I'm guessing if we lose or even get smoked, there won't be many my bads for the guy.
It doesn't matter what happens in tomorrow's game. No fan should be this much of a whiner over a team that is 25-5, having its best season in 20 years. (And it sounds like this guy's been bitching and moaning all season.)
So there's that to consider.
This game should be as good as the last one, if not better. Michigan by 4. Indiana didn't look the best in their game against OSU.
But with the regular-season title and #1 BTT seed already sewn up for them, how much motivation are they going to have? Are they going to match our intensity? Yeah, they'll want to win it outright, but they know they're getting rings regardless.

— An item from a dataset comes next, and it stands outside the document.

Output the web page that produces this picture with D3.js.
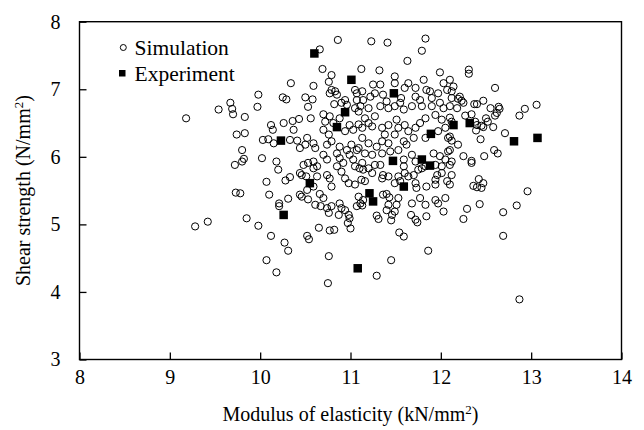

One thing I've noticed about Oladipo is he is turnover prone if pressured. I've seen MSU and OSU double him on the perimeter with success. If Oladipo gets up ahead of steam he is a load to stop, but if you pressure him and make him turn his back to the basket you can turn him over.
You HAVE to make him go to his LEFT. This is RULE #1 for stopping what he does with the ball offensively. Take his offense away and the guy seems to be a little less of the total player - and that's what ohio did last game.
If you see THJ letting him move to his right, then 1 of 2 things has occurred ... 1) THJ didn't listen to the coaches or 2) the coaches never told THJ. Neither of these are acceptable and will hurt our chances Sunday.
Go Blue!
I think you're giving Dakich too much credit. "Make ______ use his off hand" is kind of an obvious scouting tip.
You have misunderstood my point. Some guys like to go left, and some like to go right. Dan Dakich is not some super-genius for noting that it's a good idea to make Oladipo go left. It's basic scouting.